Bob and Maggie Klein, for instance, had successfully run their Italian spot, Oliveto, in Oakland for more than two decades before discovering they had a volume problem. In the year leading up to a 2014 renovation, Bob decided to use a smartphone sound meter to spot-check busy dinner services, and found that they regularly hit 86 decibels. The number was comparable to other places he’d checked, but when Bob walked the dining room, he noticed people “leaning in and struggling to hear each other. And it’s common. It’s not just old people. It’s everybody.”

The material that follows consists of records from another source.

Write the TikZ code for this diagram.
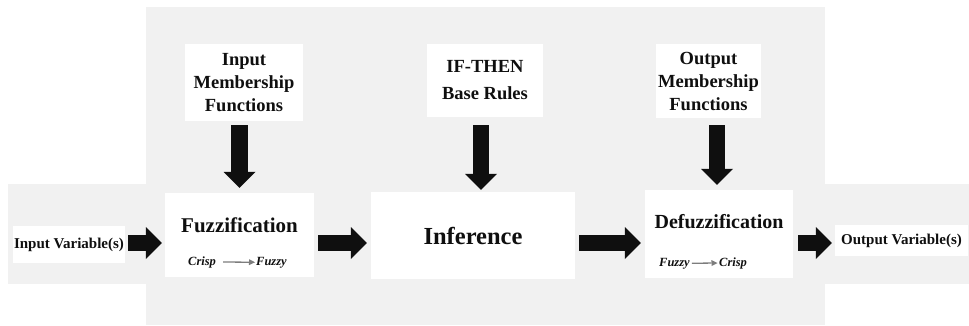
\documentclass[tikz,border=0pt]{standalone}
\usepackage{fontspec}
\setmainfont{Liberation Serif}
\usetikzlibrary{arrows.meta,calc}
\definecolor{panel}{RGB}{241,241,241}
\definecolor{ink}{RGB}{15,15,15}
\definecolor{convgray}{RGB}{125,125,125}
\begin{document}
\begin{tikzpicture}[x=1pt,y=-1pt,
  box/.style={fill=white, draw=none, inner sep=0pt, text=ink, align=center},
  title/.style={inner sep=0pt, anchor=base, text=ink, font=\bfseries\fontsize{#1}{#1}\selectfont},
  sub/.style={inner sep=0pt, anchor=base west, text=ink, font=\bfseries\itshape\fontsize{12.5}{12.5}\selectfont},
  flow/.style={draw=ink, line width=16.5pt, -{Triangle[length=16pt, width=32pt, line width=0pt]}},
  conv/.style={draw=convgray, line width=1.3pt, -{Triangle[length=6pt, width=6pt, line width=0pt]}},
  toplbl/.style={font=\bfseries\fontsize{18.5}{23}\selectfont}
]
\useasboundingbox (0,0) rectangle (969,325);

% shaded panels: the processing area and the signal band through it
\fill[panel] (146,7) rectangle (825,325);
\fill[panel] (8,184) rectangle (969,284);

% level of the horizontal signal flow
\coordinate (lvl) at (0,243);

% main blocks
\node[box, minimum width=112pt, minimum height=37pt, font=\bfseries\fontsize{15}{15}\selectfont]
  (invar) at (69,244.5) {Input Variable(s)};
\node[box, minimum width=149pt, minimum height=84pt] (fuzz) at (239.5,235) {};
\node[box, minimum width=204pt, minimum height=87pt, font=\bfseries\fontsize{24.5}{24.5}\selectfont]
  (infer) at (473,235.5) {Inference};
\node[box, minimum width=148pt, minimum height=88pt] (defuzz) at (719,234) {};
\node[box, minimum width=133pt, minimum height=31pt, font=\bfseries\fontsize{15}{15}\selectfont]
  (outvar) at (901.5,240.5) {Output Variable(s)};

% knowledge blocks
\node[box, toplbl, minimum width=118pt, minimum height=77pt] (inmf) at (244,82.5)
  {Input\\Membership\\Functions};
\node[box, toplbl, minimum width=116pt, minimum height=73pt, font=\bfseries\fontsize{18.5}{27}\selectfont]
  (rules) at (485,80.5) {IF-THEN\\Base Rules};
\node[box, toplbl, minimum width=105pt, minimum height=74pt] (outmf) at (708.5,81)
  {Output\\Membership\\Functions};

% block titles and conversions
\node[title=21] (fuzzt) at (239.5,232) {Fuzzification};
\node[sub] (c1) at (188,265) {Crisp};
\node[sub] (f1) at (256,265) {Fuzzy};
\draw[conv] ($(c1.east)+(7,0)$) -- ($(f1.west)+(-1,0)$);

\node[title=20] (defuzzt) at (719,228) {Defuzzification};
\node[sub] (f2) at (659,266) {Fuzzy};
\node[sub] (c2) at (719,266) {Crisp};
\draw[conv] ($(f2.east)+(2,0)$) -- ($(c2.west)+(-1.5,0)$);

% horizontal flow
\draw[flow] ($(invar.east |- lvl)+(3,0)$) -- ($(fuzz.west |- lvl)+(-3,0)$);
\draw[flow] ($(fuzz.east |- lvl)+(4,0)$) -- ($(infer.west |- lvl)+(-4,0)$);
\draw[flow] ($(infer.east |- lvl)+(4,0)$) -- ($(defuzz.west |- lvl)+(-4,0)$);
\draw[flow] ($(defuzz.east |- lvl)+(5,0)$) -- ($(outvar.west |- lvl)+(-3,0)$);

% vertical feeds
\draw[flow] ($(inmf.south -| fuzz.north)+(0,4)$) -- ($(fuzz.north)+(0,-5)$);
\draw[flow] ($(rules.south)+(-4,8)$) -- ($(rules.south |- infer.north)+(-4,-2)$);
\draw[flow] ($(outmf.south -| defuzz.north)+(-2,7)$) -- ($(defuzz.north)+(-2,-5)$);
\end{tikzpicture}
\end{document}
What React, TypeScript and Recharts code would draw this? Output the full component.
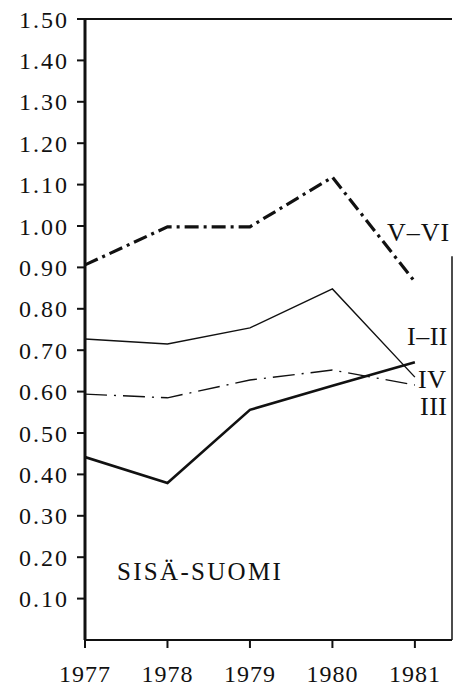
import { LineChart, Line, XAxis, YAxis, ReferenceLine, Customized } from 'recharts'

const years = [1977, 1978, 1979, 1980, 1981]
const groupI_II = [0.727, 0.715, 0.754, 0.848, 0.635] // thin solid
const groupIII = [0.594, 0.585, 0.628, 0.652, 0.616] // thin dash-dot
const groupIV = [0.442, 0.379, 0.556, 0.614, 0.671] // thick solid
const groupV_VI = [0.906, 0.998, 0.998, 1.118, 0.865] // thick dash-dot
const yTicks = [0.1, 0.2, 0.3, 0.4, 0.5, 0.6, 0.7, 0.8, 0.9, 1.0, 1.1, 1.2, 1.3, 1.4, 1.5]

const data = years.map((year, i) => ({
  year,
  a: groupI_II[i],
  b: groupIII[i],
  c: groupIV[i],
  d: groupV_VI[i],
}))

const css = `.chart text { font-family: 'Liberation Serif', 'Times New Roman', 'DejaVu Serif', serif !important; }`

const Labels = () => (
  <g fill="#111">
    <text x={387} y={241} fontSize={26} letterSpacing={1}>V–VI</text>
    <text x={407} y={345} fontSize={26} letterSpacing={0.5}>I–II</text>
    <text x={418} y={388} fontSize={26} letterSpacing={0.5}>IV</text>
    <text x={420} y={415} fontSize={26} letterSpacing={0.5}>III</text>
    <text x={117} y={580} fontSize={25} letterSpacing={2.3}>SISÄ-SUOMI</text>
  </g>
)

export default function App() {
  return (
    <div className="chart" style={{ position: 'absolute', left: 0, top: 0, background: '#fff' }}>
      <style>{css}</style>
      <LineChart width={454} height={689} data={data} margin={{ top: 19, right: 2, bottom: 0, left: 0 }}>
        <XAxis
          dataKey="year"
          type="number"
          domain={[1977, 1981.45]}
          ticks={years}
          allowDataOverflow
          height={49}
          tickSize={8}
          tickMargin={17}
          axisLine={{ stroke: '#111', strokeWidth: 2 }}
          tickLine={{ stroke: '#111', strokeWidth: 2 }}
          tick={{ fill: '#111', fontSize: 24, letterSpacing: 1 }}
        />
        <YAxis
          type="number"
          domain={[0, 1.5]}
          ticks={yTicks}
          width={85}
          tickSize={8}
          tickMargin={8}
          tickFormatter={(v: number) => v.toFixed(2)}
          axisLine={{ stroke: '#111', strokeWidth: 3 }}
          tickLine={{ stroke: '#111', strokeWidth: 2 }}
          tick={{ fill: '#111', fontSize: 24, letterSpacing: 2 }}
        />
        <ReferenceLine y={1.5} stroke="#111" strokeWidth={2} />
        <ReferenceLine
          segment={[{ x: 1981.45, y: 0 }, { x: 1981.45, y: 0.927 }]}
          stroke="#111"
          strokeWidth={1.5}
        />
        <Line dataKey="a" stroke="#111" strokeWidth={1.4} dot={false} isAnimationActive={false} />
        <Line dataKey="b" stroke="#111" strokeWidth={1.4} strokeDasharray="22 7 2 7" dot={false} isAnimationActive={false} />
        <Line dataKey="c" stroke="#111" strokeWidth={2.6} dot={false} isAnimationActive={false} />
        <Line dataKey="d" stroke="#111" strokeWidth={3.2} strokeDasharray="14 5 3 5" dot={false} isAnimationActive={false} />
        <Customized component={Labels} />
      </LineChart>
    </div>
  )
}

He empathized. A viral infection had badly damaged his hearing about 20 years ago, forcing him to use an assistive device. Even for people with healthy ears, though, listening in a crowded, noisy environment is tough. “You’re working so hard to hear the conversation that you’re not in the conversation,” he says.

The Kleins opted to install Constellation, joining a vanguard of owners moving toward better sonic management. According to Keely Siebein, a senior consultant with Siebein Acoustic, eateries are a rapidly growing clientele for firms like hers, which has nearly five times as many restaurant projects as it did a decade ago. Others in the field, the Meyers included, confirm the trend. Over the past five years, the ASA convention has held special sessions on the acoustics of dining establishments, leading to a working group on standards, which includes Siebein.

To date, seven owners have opted to install Constellation, which has a hefty price tag: between $60,000 and $80,000. The Meyers are working to cut the cost by streamlining the hardware and creating a cheaper alternative to the powerful signal processor needed for huge concert halls. For now, it’s a steep upfront investment for restaurateurs less motivated than the Kleins, who wanted to both improve diner comfort and gain the acoustic flexibility to host a variety of different events.

Meanwhile, there’s a range of more-affordable options that can help retrofit existing businesses. These include foam ceiling panels, perforated wood that allows noise to pass through to an absorbent layer, acoustic plaster with tiny fibers that will soak up reverb, and even a transparent, sound-dampening film for glass. The expense varies by material. According to acoustical consultant Nathaniel Fletcher, who works with the New York-based company AKRF, “It can go from a few thousand dollars to tens of thousands pretty quickly.”

At the fully renovated Oliveto, Bob Klein shows off the iPad from which he fine-tunes his restaurant’s sound. The system is set to “automatic occupancy,” so it adjusts in real time according to changes in the space’s overall noise levels. He easily moves through settings such as “symphony hall” (perfect for when Oliveto hosts classical violinists) and “cathedral” (used for a recent performance by the choral group Chanticleer). With each, Klein claps and lets the echoes ring in imaginary rafters. Other options favor certain microphones. For example, “panel discussion” activates only a row of mics above a rear area that can accommodate a long table; guests can easily take in forums on topical issues like genetically modified foods.

This range of configurations supports Klein’s vision of reimagining restaurants as community hubs. It hints at John Meyer’s ambitions too: controlling acoustics to give one architectural space the ability to feel like many. Tackling dining noise was his first chance to make sound behave in ways that brick-and-mortar alone can’t achieve, and still serve our auditory needs.

“We can create way more structure inside a high-​powered computer than you can in the physical world,” Meyer says. “It opens up a whole way of creating spaces.”